The coefficients most certainly have a meaning. In some software packages the model can be directed in either of two ways to produce either of two types of coefficients. For example, in Stata, one can use either the Logistic command or the logit command; in using one, the model gives traditional coefficients, while in using the other, the model gives odds ratios.

You may find that one is much more meaningful to you than the other.

Are you saying that the results depend on what variables you put in the model?

If so, yes, this is a fact of life when doing regression analysis. The reason for this is that regression analysis is looking at a bunch of numbers and crunching them in an automated way.

The results depend on how the variables are related to each other and on what variables are not measured. It is as much an art as it is a science.

Furthermore, if the model has too many predictors compared to the sample size, the signs can flip around in a crazy way - I think of this is saying that the model is using variables that have a small effect to "adjust" its estimates of those that have a big effect (like a small volume knob to make small calibrations). When this happens, I tend to not trust the variables with small effects.

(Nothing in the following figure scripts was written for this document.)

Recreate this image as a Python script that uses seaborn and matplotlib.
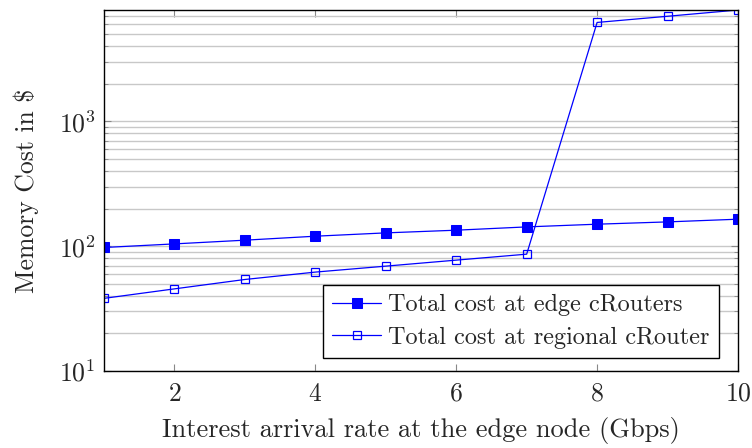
import matplotlib
matplotlib.use("Agg")
import matplotlib.pyplot as plt
import seaborn as sns
import pandas as pd
from matplotlib.ticker import LogLocator, FixedLocator, NullFormatter

# values
rate = [1, 2, 3, 4, 5, 6, 7, 8, 9, 10]
edge_cost = [97.6, 104.3, 111.7, 120.2, 127.8, 134.3, 142.7, 150, 156.5, 164.5]
regional_cost = [38.2, 45.5, 54.1, 62, 69.2, 77.3, 86.3, 6200, 6950, 7800]
labels = ["Total cost at edge cRouters", "Total cost at regional cRouter"]

sns.set_style("ticks")
plt.rcParams["font.family"] = ["cmr10"]
plt.rcParams["mathtext.fontset"] = "cm"
plt.rcParams["axes.formatter.use_mathtext"] = True

df = pd.DataFrame({"rate": rate, "edge": edge_cost, "regional": regional_cost})

fig = plt.figure(figsize=(7.52, 4.48), dpi=100)
ax = fig.add_axes([104/752, 1-371/448, 634/752, 361/448])

sns.lineplot(data=df, x="rate", y="edge", ax=ax, color="blue", lw=0.9,
             marker="s", markersize=6.5, markerfacecolor="blue",
             markeredgecolor="blue", label=labels[0])
sns.lineplot(data=df, x="rate", y="regional", ax=ax, color="blue", lw=0.9,
             marker="s", markersize=6.2, markerfacecolor="none",
             markeredgecolor="blue", markeredgewidth=0.9, label=labels[1])

ax.set_yscale("log")
ax.set_xlim(1, 10)
ax.set_ylim(10, 7800)
ax.xaxis.set_major_locator(FixedLocator([2, 4, 6, 8, 10]))
ax.yaxis.set_major_locator(LogLocator(base=10))
ax.yaxis.set_minor_locator(LogLocator(base=10, subs=range(2, 10)))
ax.yaxis.set_minor_formatter(NullFormatter())

ax.grid(True, axis="y", which="both", color="#c8c8c8", lw=1.0)
ax.set_axisbelow(True)
ax.tick_params(axis="both", which="both", direction="in", top=True, right=True,
               labelsize=18.5, color="#888888")
ax.tick_params(axis="y", which="major", length=5, pad=6)
ax.tick_params(axis="y", which="minor", length=3)
ax.tick_params(axis="x", which="major", length=5, pad=8)
for s in ax.spines.values():
    s.set_color("black")
    s.set_linewidth(1.0)

ax.set_xlabel("Interest arrival rate at the edge node (Gbps)", fontsize=19, labelpad=8)
ax.set_ylabel("Memory Cost in \\$", fontsize=18.5, labelpad=14)

leg = ax.legend(loc="lower right", bbox_to_anchor=(0.970, 0.036), fontsize=17.5,
                frameon=True, fancybox=False, framealpha=1, edgecolor="black",
                borderpad=0.38, handlelength=2.0, handletextpad=0.3,
                labelspacing=0.42, borderaxespad=0)
leg.get_frame().set_linewidth(1.0)

fig.savefig("out.png", dpi=100)
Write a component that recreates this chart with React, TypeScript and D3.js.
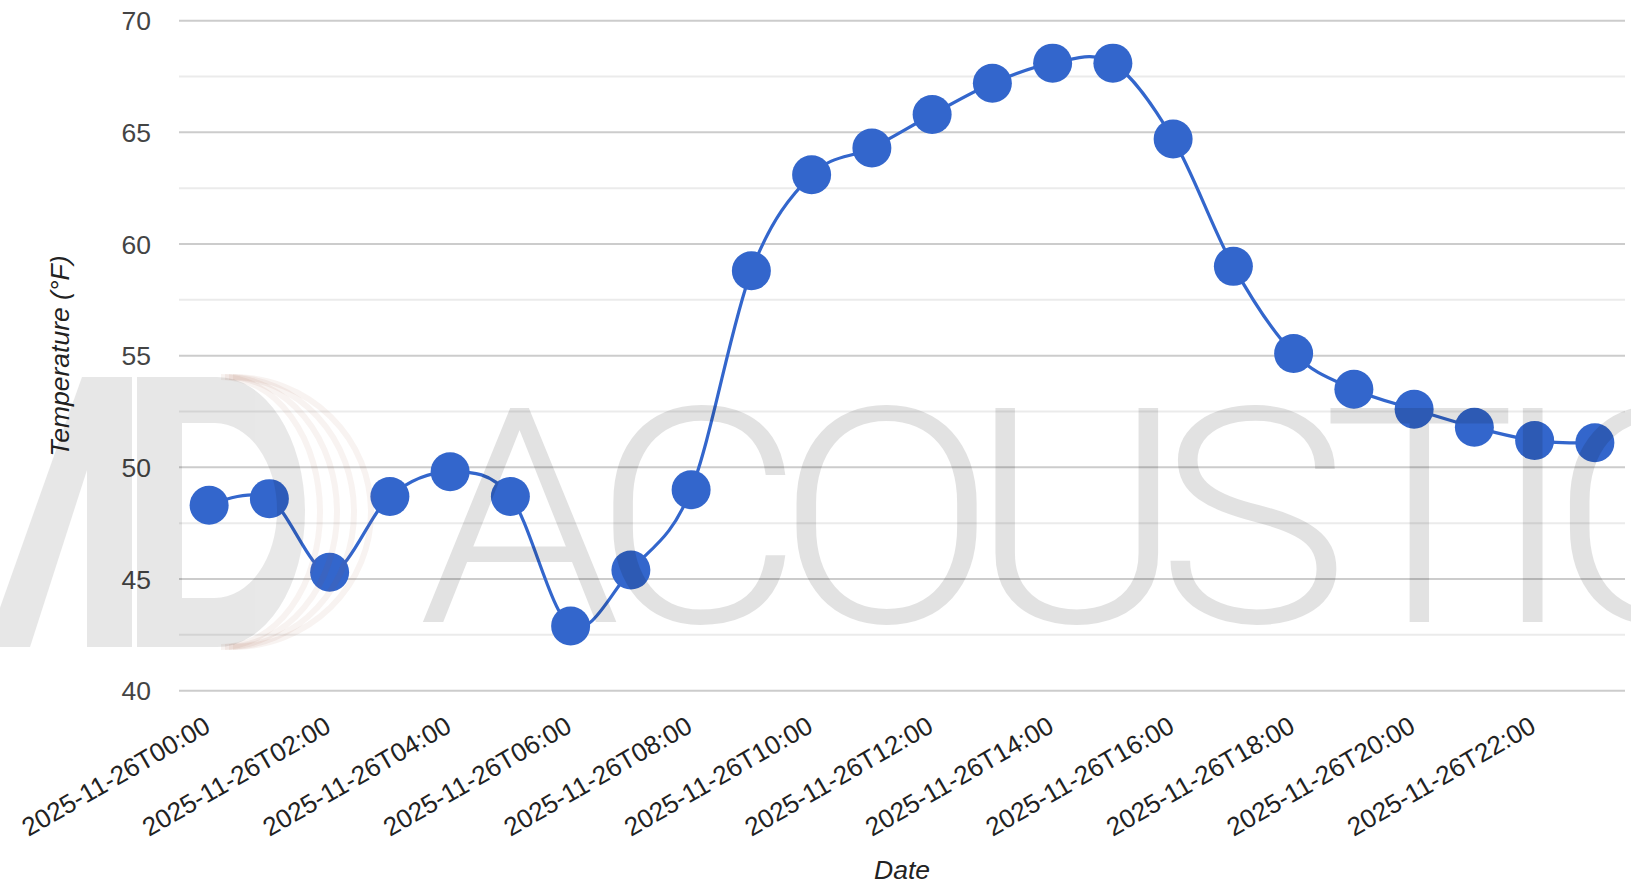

On the other hand, it may be that signs initially change, when you add new predictors, because you are getting closer to the causal truth.

For example, lets imagine that Greenland Brandy might be bad for one's health but income is good for one's health. If income is omitted, and more rich people drink Brandy, then the model may "pick up" the omitted income influence and "say" that the alcohol is good for your health.

Have no doubt about it, it is a fact of life that coefficients depend on the other variables that are included. To learn more, look into "omitted variable bias" and "spurious relationship". If you have not encountered these ideas before, try to find introduction to statistics courses that meet your needs - this can make a huge difference in doing the models.